À la tribune de la Chambre, vous avez déclaré que la poursuite de la réforme du paysage hospitalier pourrait entraîner la fermeture de la moitié des hôpitaux wallons. Cette analyse est contestée par le ministre de la Santé, Frank Vandenbroucke (Vooruit), mais aussi par l’Unessa, un représentant du secteur. Vous vous êtes planté ?
Absolument pas. Je ne retire pas un mot de ce que j’ai dit. Si on économise plus ou moins 1 milliard d’euros sur les soins de santé, comme le fait le gouvernement, il n’y a pas de secret, les patients et les soignants vont le payer, et il y aura une rationalisation du paysage hospitalier, avec des fermetures de services, voire des fermetures d’hôpitaux. Frank Vandenbroucke disait dans La Libre : « La proximité des soins hospitaliers là où c’est possible, la concentration là où c’est nécessaire ». Il ne faut pas être grand clerc pour savoir ce que cela veut dire.
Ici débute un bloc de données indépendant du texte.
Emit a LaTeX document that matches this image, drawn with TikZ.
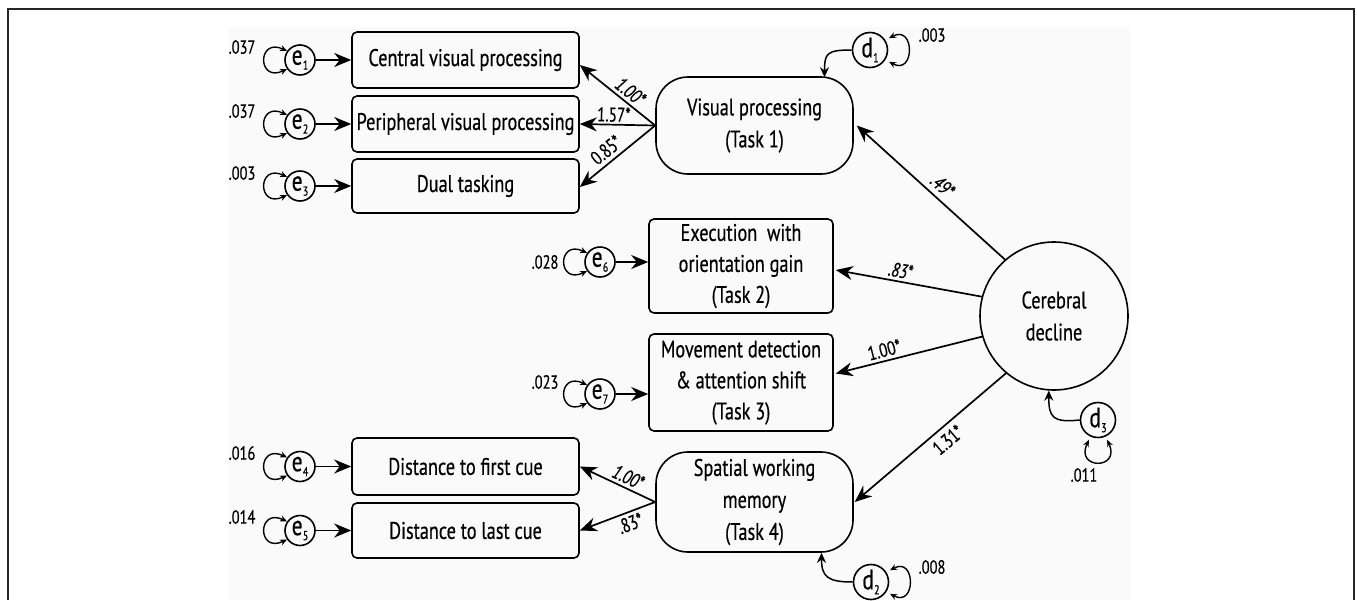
\documentclass[tikz,border=0pt]{standalone}
\usepackage{fontspec}
\setmainfont{PT Sans}[FakeStretch=0.76,FakeBold=0.5]
\usetikzlibrary{arrows.meta}
\newcommand\lvlab[2]{#1\kern0.3pt\raisebox{-5pt}{\fontsize{13}{13}\selectfont #2}}
\begin{document}
\begin{tikzpicture}[x=1pt,y=-1pt,
  box/.style={draw, line width=1.6pt, rounded corners=5pt, minimum width=227pt, inner sep=0pt, align=center, font=\fontsize{24}{31}\selectfont},
  taskbox/.style={draw, line width=1.6pt, rounded corners=5pt, minimum width=184pt, inner sep=0pt, align=center, font=\fontsize{24}{31}\selectfont},
  factor/.style={draw, line width=1.6pt, rounded corners=32pt, minimum width=197pt, inner sep=0pt, align=center, font=\fontsize{24}{32}\selectfont},
  bigcirc/.style={draw, circle, line width=1.6pt, minimum size=148pt, inner sep=0pt, align=center, font=\fontsize{24}{32}\selectfont},
  errc/.style={draw, circle, line width=1.6pt, minimum size=30pt, inner sep=0pt, font=\fontsize{28}{28}\selectfont},
  disc/.style={draw, circle, line width=1.6pt, minimum size=35pt, inner sep=0pt, font=\fontsize{28}{28}\selectfont},
  varlab/.style={inner sep=0pt, font=\fontsize{19}{19}\selectfont},
  coef/.style={inner sep=1pt, font=\fontsize{20}{20}\selectfont, sloped},
  bigarr/.style={line width=1.7pt, -{Stealth[length=17pt,width=14pt]}},
  darr/.style={line width=1.5pt, -{Stealth[length=10pt,width=9pt]}},
  selfloop/.style={line width=1.4pt, {Stealth[length=7pt,width=6pt]}-{Stealth[length=7pt,width=6pt]}}
]
\useasboundingbox (0,0) rectangle (1357,600);
\fill[black!2] (228,27) rectangle (1130,600);
\draw[line width=1.5pt, black!85] (8,600) -- (8,9) -- (1354,9) -- (1354,600);

% observed boxes, left column
\node[box, minimum height=56pt] (b1) at (465.5,60) {Central visual processing};
\node[box, minimum height=56pt] (b2) at (465.5,124) {Peripheral visual processing};
\node[box, minimum height=54pt] (b3) at (465.5,186) {Dual tasking};
\node[box, minimum height=57pt] (b4) at (465.5,466.5) {Distance to first cue};
\node[box, minimum height=55pt] (b5) at (465.5,530.5) {Distance to last cue};

% task boxes
\node[taskbox, minimum height=94pt] (t2) at (741,266) {Execution~~with\\orientation gain\\(Task 2)};
\node[taskbox, minimum height=97pt] (t3) at (741,382.5) {Movement detection\\\& attention shift\\(Task 3)};

% factors
\node[factor, minimum height=97pt] (vp) at (754.5,125.5) {Visual processing\\(Task 1)};
\node[factor, minimum height=100pt] (swm) at (754.5,502) {Spatial working\\memory\\(Task 4)};
\node[bigcirc] (cd) at (1054,316) {Cerebral\\decline};

% error terms
\node[errc] (e1) at (300,60) {\lvlab{e}{1}};
\node[errc] (e2) at (300,124) {\lvlab{e}{2}};
\node[errc] (e3) at (300,186) {\lvlab{e}{3}};
\node[errc] (e4) at (300,466.5) {\lvlab{e}{4}};
\node[errc] (e5) at (300,530.5) {\lvlab{e}{5}};
\node[errc] (e6) at (600,262) {\lvlab{e}{6}};
\node[errc] (e7) at (600,394) {\lvlab{e}{7}};
\node[disc] (d1) at (870,50) {\lvlab{d}{1}};
\node[disc] (d2) at (871,582) {\lvlab{d}{2}};
\node[disc] (d3) at (1098,420) {\lvlab{d}{3}};

% variance labels
\node[varlab] (v1) at (242,47) {.037};
\node[varlab] (v2) at (242,111) {.037};
\node[varlab] (v3) at (242,173) {.003};
\node[varlab] (v4) at (242,453) {.016};
\node[varlab] (v5) at (242,517) {.014};
\node[varlab] (v6) at (545,262) {.028};
\node[varlab] (v7) at (545,382) {.023};
\node[varlab] (vd1) at (932,35) {.003};
\node[varlab] (vd2) at (932,567) {.008};
\node[varlab] (vd3) at (1084,475) {.011};

% self loops
\foreach \n in {e1,e2,e3,e4,e5,e6,e7}{
  \draw[selfloop] (\n.145) .. controls +(-30,-14) and +(-30,14) .. (\n.215);
}
\draw[selfloop] ([xshift=5pt]d1.40) .. controls +(26,-14) and +(26,14) .. ([xshift=5pt]d1.-40);
\draw[selfloop] ([xshift=5pt]d2.40) .. controls +(26,-14) and +(26,14) .. ([xshift=5pt]d2.-40);
\draw[selfloop] ([yshift=-4pt]d3.240) .. controls +(-14,30) and +(14,30) .. ([yshift=-4pt]d3.300);

% error arrows
\foreach \e/\b in {e1/b1,e2/b2,e3/b3,e4/b4,e5/b5,e6/t2,e7/t3}{
  \draw[bigarr] (\e) -- (\e -| \b.west);
}

% disturbances
\draw[darr] (d1.west) .. controls +(-25,0) and +(0,-24) .. ([xshift=70pt,yshift=-1pt]vp.north);
\draw[darr] (d2.west) .. controls +(-25,0) and +(0,24) .. ([xshift=67pt]swm.south);
\draw[darr] (d3.west) .. controls +(-28,3) and +(0,26) .. (cd.266);

% loadings
\draw[bigarr] (vp.west) -- node[coef, pos=0.42, above=2pt, font=\fontsize{20}{20}\selectfont\itshape] {1.00*} ([yshift=-5pt]b1.east);
\draw[bigarr] (vp.west) -- node[coef, pos=0.55, above=1pt] {1.57*} (b2.east);
\draw[bigarr] (vp.west) -- node[coef, pos=0.55, above=3pt] {0.85*} ([yshift=-1pt]b3.east);
\draw[bigarr] (swm.west) -- node[coef, pos=0.42, above=2pt, font=\fontsize{20}{20}\selectfont\itshape] {1.00*} (b4.east);
\draw[bigarr] (swm.west) -- node[coef, pos=0.38, below=2pt] {.83*} (b5.east);

\draw[bigarr] (cd.131) -- node[coef, pos=0.48, above=4pt, font=\fontsize{20}{20}\selectfont\itshape] {.49*} ([xshift=3pt]vp.east);
\draw[bigarr] (cd.165) -- node[coef, pos=0.57, above=2pt, font=\fontsize{20}{20}\selectfont\itshape] {.83*} ([xshift=2pt,yshift=-4pt]t2.east);
\draw[bigarr] (cd.196) -- node[coef, pos=0.65, above=2pt] {1.00*} ([xshift=2pt,yshift=9pt]t3.east);
\draw[bigarr] (cd.230) -- node[coef, pos=0.44, below=4pt] {1.31*} ([xshift=1pt]swm.east);
\end{tikzpicture}
\end{document}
Ça n’implique pas qu’un hôpital sur deux va fermer en Wallonie.
J’ai parlé de risque sur la base de ce qui avait été présenté par un collaborateur du ministre au secteur. Je sais que Frank Vandenbroucke a dit que son collaborateur s’était exprimé à titre personnel. Mais je ne connais pas un seul collaborateur ministériel qui peut s’exprimer à titre personne, et encore moins chez Frank Vandenbroucke…
Est-ce pour autant une mauvaise réforme ? La littérature scientifique prouve que la concentration des soins pour les pathologies complexes est positive. Et les hospitalisations de jour tendent à se généraliser.
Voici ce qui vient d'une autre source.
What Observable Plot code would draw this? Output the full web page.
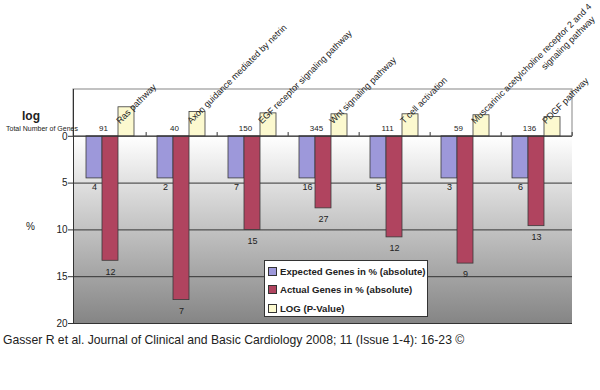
<!DOCTYPE html>
<html><head><meta charset="utf-8">
<script src="https://cdn.jsdelivr.net/npm/d3@7"></script>
<script src="https://cdn.jsdelivr.net/npm/@observablehq/plot@0.6"></script>
<style>
body{margin:0;background:#fff;font-family:"Liberation Sans",Arial,sans-serif;}
#wrap{position:relative;width:600px;}
#chart svg{display:block;}
#caption{font-size:12.2px;line-height:14px;color:#222;margin:5px 0 0 3px;white-space:nowrap;}
#legend{position:absolute;left:264px;top:260px;width:164px;height:57px;border:1px solid #333;background:#fff;box-sizing:border-box;padding:1px 0 0 3px;}
.row{display:flex;align-items:center;height:18.5px;font-size:9.6px;font-weight:bold;color:#222;white-space:nowrap;}
.sw{width:7px;height:7px;border:1px solid #333;margin-right:3px;flex:none;}
</style></head><body>
<div id="wrap"><div id="chart"></div><div id="legend"></div><div id="caption"></div></div>
<script>
// ---- data ----
const categories = ["Ras pathway", "Axon guidance mediated by netrin", "EGF receptor signaling pathway", "Wnt signaling pathway", "T cell activation", "Muscarinic acetylcholine receptor 2 and 4 signaling pathway", "PDGF pathway"];
const labelLine1 = ["Ras pathway", "Axon guidance mediated by netrin", "EGF receptor signaling pathway", "Wnt signaling pathway", "T cell activation", "Muscarinic acetylcholine receptor 2 and 4", "PDGF pathway"];
const labelLine2 = ["", "", "", "", "", "signaling pathway", ""];
const series = ["Expected Genes in % (absolute)", "Actual Genes in % (absolute)", "LOG (P-Value)"];
const seriesColors = ["#9d98da", "#b0445f", "#fcf9cf"];
const expectedPct = [4.5, 4.5, 4.5, 4.5, 4.5, 4.5, 4.5];
const actualPct = [13.3, 17.5, 10.0, 7.7, 10.8, 13.6, 9.6];
const logPValue = [3.1, 2.6, 2.45, 2.35, 2.35, 2.25, 2.05];
const expectedCounts = [4, 2, 7, 16, 5, 3, 6];
const actualCounts = [12, 7, 15, 27, 12, 9, 13];
const totalGenes = [91, 40, 150, 345, 111, 59, 136];
const yTicks = [0, 5, 10, 15, 20];
const logPanelDepth = 5;
const captionText = "Gasser R et al. Journal of Clinical and Basic Cardiology 2008; 11 (Issue 1-4): 16-23 ©";

// ---- layout constants ----
const W = 600, H = 328, mL = 73, mR = 28, mT = 89, mB = 5;
const step = (W - mL - mR) / categories.length;
const barW = 16;                       // width of one bar in a group
const padIn = 1 - barW / step;

// ---- tables ----
const rows = categories.map((c, i) => ({
  cat: c, l1: labelLine1[i], l2: labelLine2[i],
  exp: expectedPct[i], act: actualPct[i], log: -logPValue[i],
  expN: expectedCounts[i], actN: actualCounts[i], total: totalGenes[i]
}));
const yMax = d3.max(yTicks);
const lowerPanel = [{y1: 0, y2: yMax}];
const upperPanel = [{y1: -logPanelDepth, y2: 0}];
const ink = "#222";
const barStyle = {stroke: "#3a3a3a", strokeWidth: 0.8};

const svg = Plot.plot({
  width: W, height: H,
  marginLeft: mL, marginRight: mR, marginTop: mT, marginBottom: mB,
  style: {fontFamily: "'Liberation Sans', Arial, sans-serif", color: ink, background: "transparent", overflow: "visible"},
  x: {domain: categories, axis: null, paddingInner: padIn, paddingOuter: padIn / 2},
  y: {domain: [-logPanelDepth, yMax], reverse: true, axis: null},
  color: {domain: series, range: seriesColors},
  marks: [
    Plot.rect(lowerPanel, {y1: "y1", y2: "y2", fill: "url(#bgGrad)"}),
    Plot.rect(upperPanel, {y1: "y1", y2: "y2", fill: "white", stroke: "#858585"}),
    Plot.ruleY(yTicks.filter(t => t > 0), {stroke: "#333", strokeWidth: 1}),
    Plot.barY(rows, {x: "cat", y: "exp", fill: () => series[0], dx: -barW, ...barStyle}),
    Plot.barY(rows, {x: "cat", y: "act", fill: () => series[1], ...barStyle}),
    Plot.barY(rows, {x: "cat", y: "log", fill: () => series[2], dx: barW, ...barStyle}),
    Plot.ruleY([0], {stroke: "#333"}),
    Plot.ruleX(rows, {x: "cat", y1: 0, y2: -0.4, dx: step / 2, stroke: "#333"}),
    Plot.frame({anchor: "left", stroke: "#333"}),
    Plot.axisY(yTicks, {tickSize: 5, tickPadding: 1, fontSize: 10, stroke: "#333", fill: ink, label: null}),
    // category labels
    Plot.text(rows, {x: "cat", y: 0, text: "l1", rotate: -45, textAnchor: "start", dx: barW - 8.6, dy: -14, fontSize: 9, fill: ink}),
    Plot.text(rows.filter(r => r.l2), {x: "cat", y: 0, text: "l2", rotate: -45, textAnchor: "start", dx: barW + 61.4, dy: -68, fontSize: 9, fill: ink}),
    // value labels
    Plot.text(rows, {x: "cat", y: 0, text: "total", dx: -7, dy: -8, fontSize: 8, fill: ink}),
    Plot.text(rows, {x: "cat", y: "exp", text: "expN", dx: -barW, dy: 9, fontSize: 9, fill: ink}),
    Plot.text(rows, {x: "cat", y: "act", text: "actN", dy: 11, fontSize: 9, fill: ink}),
    // side labels
    Plot.text(["log"], {frameAnchor: "left", textAnchor: "middle", y: () => -2.14, dx: -42.5, text: d => d, fontWeight: "bold", fontSize: 12, fill: ink}),
    Plot.text(["Total Number of Genes"], {frameAnchor: "left", textAnchor: "middle", y: () => -0.85, dx: -31.5, text: d => d, fontSize: 7, fill: ink}),
    Plot.text(["%"], {frameAnchor: "left", textAnchor: "middle", y: () => 9.7, dx: -43, text: d => d, fontSize: 10, fill: ink})
  ]
});

// gradient definition for the lower panel background
const defs = d3.select(svg).insert("defs", ":first-child");
const grad = defs.append("linearGradient").attr("id", "bgGrad").attr("x1", 0).attr("y1", 0).attr("x2", 0).attr("y2", 1);
grad.append("stop").attr("offset", "0%").attr("stop-color", "#ffffff");
grad.append("stop").attr("offset", "100%").attr("stop-color", "#858585");

document.getElementById("chart").appendChild(svg);

const legend = d3.select("#legend");
series.forEach((s, i) => {
  const row = legend.append("div").attr("class", "row");
  row.append("div").attr("class", "sw").style("background", seriesColors[i]);
  row.append("span").text(s);
});
document.getElementById("caption").textContent = captionText;
</script>
</body></html>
C’est une logique à laquelle je peux souscrire, mais pas à n’importe quel prix et pas partout. Il faut tenir compte des spécificités du territoire wallon et des réalités sociologiques bruxelloises. Pour le moment, ce n’est pas suffisamment pris en compte.
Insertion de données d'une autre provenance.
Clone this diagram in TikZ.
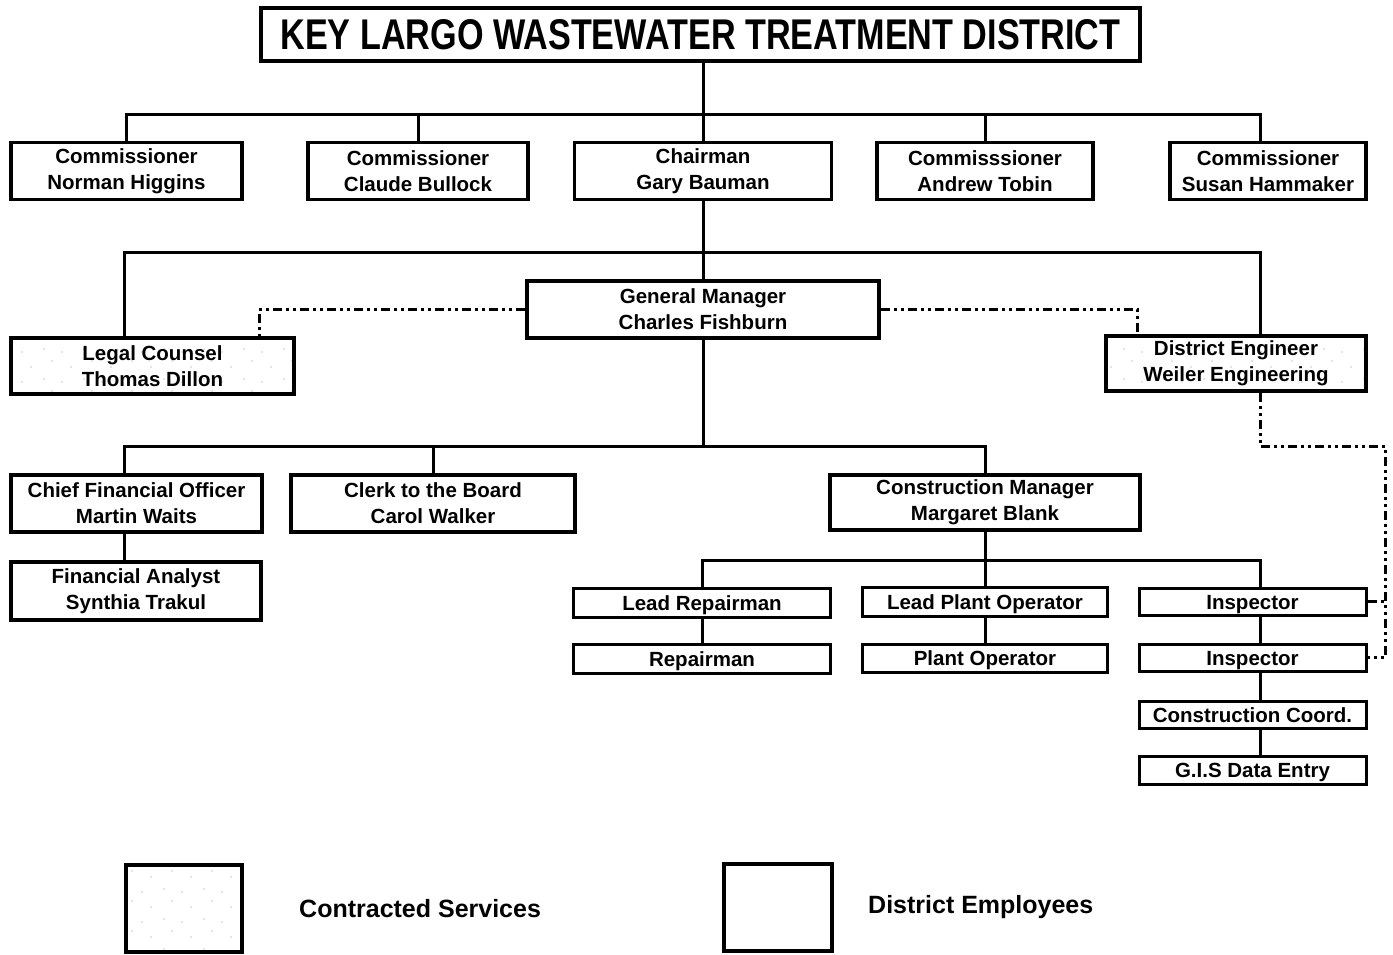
\documentclass[tikz,border=0pt]{standalone}
\usepackage{fontspec}
\usepackage{graphicx}
\setmainfont{Liberation Sans}
\usetikzlibrary{calc,patterns}
\pgfdeclarepatternformonly{specks}{\pgfpoint{-1pt}{-1pt}}{\pgfpoint{41pt}{31pt}}{\pgfpoint{40pt}{30pt}}{%
 \pgfpathcircle{\pgfpoint{4pt}{6pt}}{0.7pt}%
 \pgfpathcircle{\pgfpoint{22pt}{3pt}}{0.6pt}%
 \pgfpathcircle{\pgfpoint{31pt}{18pt}}{0.7pt}%
 \pgfpathcircle{\pgfpoint{12pt}{24pt}}{0.6pt}%
 \pgfusepath{fill}}
\begin{document}
\begin{tikzpicture}[x=1pt,y=-1pt,
  box/.style={draw, line width=3.5pt, inner sep=0pt, align=center,
    font=\bfseries\fontsize{20.5}{26}\selectfont},
  sbox/.style={box, line width=3pt, text height=15pt, text depth=0pt},
  conn/.style={line width=3pt},
  dashdot/.style={line width=3pt, dash pattern=on 9pt off 4pt on 3pt off 4pt on 3pt off 4pt},
  contract/.style={pattern=specks, pattern color=black!45},
  legtext/.style={anchor=west, inner sep=0pt, font=\bfseries\fontsize{25}{30}\selectfont}]
\useasboundingbox (0,0) rectangle (1393,955);

% title
\node[box, line width=4pt, minimum width=879pt, minimum height=53pt] (title) at (700.5,34.5)
  {\resizebox{840pt}{30pt}{\bfseries KEY LARGO WASTEWATER TREATMENT DISTRICT}};

% board
\node[box, minimum width=231pt, minimum height=57pt] (comm1) at (126.5,171) {Commissioner\\Norman Higgins};
\node[box, minimum width=220pt, minimum height=57pt] (comm2) at (418,171) {Commissioner\\Claude Bullock};
\node[box, minimum width=257pt, minimum height=57pt] (chair) at (703,171) {Chairman\\Gary Bauman};
\node[box, minimum width=216pt, minimum height=57pt] (comm4) at (985,171) {Commisssioner\\Andrew Tobin};
\node[box, minimum width=196pt, minimum height=57pt] (comm5) at (1268,171) {Commissioner\\Susan Hammaker};

% management
\node[box, minimum width=352pt, minimum height=57pt] (gm) at (703,309.5) {General Manager\\Charles Fishburn};
\node[box, contract, minimum width=283pt, minimum height=56pt] (legal) at (152.5,366) {Legal Counsel\\Thomas Dillon};
\node[box, contract, minimum width=260pt, minimum height=55pt] (de) at (1236,363.5) {District Engineer\\Weiler Engineering};

\node[box, minimum width=251pt, minimum height=57pt] (cfo) at (136.5,503.5) {Chief Financial Officer\\Martin Waits};
\node[box, minimum width=284pt, minimum height=57pt] (clerk) at (433,503.5) {Clerk to the Board\\Carol Walker};
\node[box, minimum width=310pt, minimum height=55pt] (cm) at (985,502.5) {Construction Manager\\Margaret Blank};
\node[box, minimum width=250pt, minimum height=58pt] (fa) at (136,591) {Financial Analyst\\Synthia Trakul};

\node[sbox, minimum width=257pt, minimum height=29pt] (lr) at (702,602.5) {Lead Repairman};
\node[sbox, minimum width=257pt, minimum height=29pt] (rep) at (702,658.5) {Repairman};
\node[sbox, minimum width=245pt, minimum height=29pt] (lpo) at (985,601.5) {Lead Plant Operator};
\node[sbox, minimum width=245pt, minimum height=28pt] (po) at (985,658) {Plant Operator};
\node[sbox, minimum width=227pt, minimum height=27pt] (insp1) at (1252.5,601.5) {Inspector};
\node[sbox, minimum width=227pt, minimum height=27pt] (insp2) at (1252.5,657.5) {Inspector};
\node[sbox, minimum width=227pt, minimum height=27pt] (cc) at (1252.5,714.5) {Construction Coord.};
\node[sbox, minimum width=227pt, minimum height=28pt] (gis) at (1252.5,770) {G.I.S Data Entry};

% legend
\node[box, contract, minimum width=116pt, minimum height=87pt] (leg1) at (184,908.5) {};
\node[legtext] (leg1t) at (299,909) {Contracted Services};
\node[box, minimum width=108pt, minimum height=87pt] (leg2) at (778,907.5) {};
\node[legtext] (leg2t) at (868,907) {District Employees};

% coordinates
\coordinate (b1) at (0,115);
\coordinate (b2) at (0,252);
\coordinate (b3) at (0,446);
\coordinate (b4) at (0,560);
\coordinate (rail) at (1385,446);
\coordinate (c5in) at ($(comm5.north west)+(92,0)$);
\coordinate (legalin) at ($(legal.north west)+(115,0)$);
\coordinate (legaldash) at ($(legal.north west)+(250,0)$);
\coordinate (dein) at ($(de.north west)+(156,0)$);
\coordinate (dedash) at ($(de.north west)+(33,0)$);
\coordinate (cfoin) at ($(cfo.north west)+(115,0)$);
\coordinate (insin) at ($(insp1.north west)+(123,0)$);

% solid connectors
\draw[conn] (title.south -| chair.north) -- (chair.north);
\draw[conn] (comm1.north) -- (comm1.north |- b1) -- (c5in |- b1) -- (c5in);
\draw[conn] (comm2.north) -- (comm2.north |- b1);
\draw[conn] (comm4.north) -- (comm4.north |- b1);
\draw[conn] (chair.south) -- (gm.north);
\draw[conn] (legalin) -- (legalin |- b2) -- (dein |- b2) -- (dein);
\draw[conn] (gm.south) -- (gm.south |- b3);
\draw[conn] (cfoin) -- (cfoin |- b3) -- (cm.north |- b3) -- (cm.north);
\draw[conn] (clerk.north) -- (clerk.north |- b3);
\draw[conn] (cfoin |- cfo.south) -- (cfoin |- fa.north);
\draw[conn] (cm.south) -- (cm.south |- b4);
\draw[conn] (lr.north) -- (lr.north |- b4) -- (insin |- b4) -- (insin);
\draw[conn] (lpo.north) -- (lpo.north |- b4);
\draw[conn] (lr.south) -- (rep.north);
\draw[conn] (lpo.south) -- (po.north);
\draw[conn] (insin |- insp1.south) -- (insin |- insp2.north);
\draw[conn] (insin |- insp2.south) -- (insin |- cc.north);
\draw[conn] (insin |- cc.south) -- (insin |- gis.north);

% dotted (contract) connectors
\draw[dashdot] (gm.west) -| (legaldash);
\draw[dashdot] (gm.east) -| (dedash);
\draw[dashdot] (dein |- de.south) |- (rail) |- (insp2.east);
\draw[dashdot] (insp1.east) -- (insp1.east -| rail);
\end{tikzpicture}
\end{document}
Le PS a lancé samedi dernier son processus de refondation. Qu’en attendez-vous ?
D’abord un débat franc et ouvert avec les militants et les sympathisants, mais aussi avec des gens qui ne sont pas socialistes mais partagent nos valeurs. Toutes ces personnes viennent avec des critiques, positives et négatives. C’est l’essence même du processus qui a été lancé. L’opération va se faire fenêtres et portes ouvertes, pour laisser rentrer de l’air frais, et parfois ça décoiffe.
Quelles critiques vous a-t-on adressées ?
Des critiques sur les compromis qu’on a dû faire, sur l’exercice du pouvoir. Maintenant, le catalogue des horreurs de l’Arizona permet de relativiser les choses. Il y a des critiques aussi sur les dérives de certains, sur les affaires. On l’a payé électoralement, c’est logique. On doit être intransigeants. Je suis « robespierriste » sur ces questions, ma main n’a jamais tremblé.
guillement Durant la campagne électorale, il y a eu une forme de dégagisme que le PS incarnait. Pourtant, le MR est au gouvernement depuis 25 ans, mais il s’en est sorti grâce à la « particip-opposition » de son président.
Durant la campagne électorale, aviez-vous ressenti une forme de rejet du PS ?
Il y a eu une forme de dégagisme que le PS incarnait. Pourtant, le MR est au gouvernement depuis 25 ans, mais il s’en est sorti grâce à la « particip-opposition » de son président, Georges-Louis Bouchez, au fait qu’il n’a jamais assumé le bilan des libéraux, qu’il est parvenu à se présenter comme vierge de toute responsabilité. Nous, on a assumé les compromis. On a aussi pris des décisions difficiles par rapport à certaines personnes, ce que Bouchez n’a jamais fait quand on voit le cas Reynders (l’ex-ministre Didier Reynders est soupçonné de blanchiment d’argent, NdlR). On a un sens de l’État que Georges-Louis Bouchez n’a pas. Il a pollué l’action du gouvernement Vivaldi.
Sa stratégie a fonctionné électoralement.
Le lendemain des élections, c’était ma plus grande interrogation : peut-on encore faire de la politique honnêtement et dans le respect de ses adversaires politiques ?
Paul Magnette, président du PS, a annoncé qu’il serait candidat à sa succession en 2027, à l’issue de la refondation. N’a-t-il pas annoncé sa candidature trop vite, alors que tout reste à faire ?
Je trouve assez sain de dire : « je suis le président qui pilote le processus de refondation du parti et je me soumettrai à l’élection interne à l’issue de ce processus ». Il reste l’homme de la situation.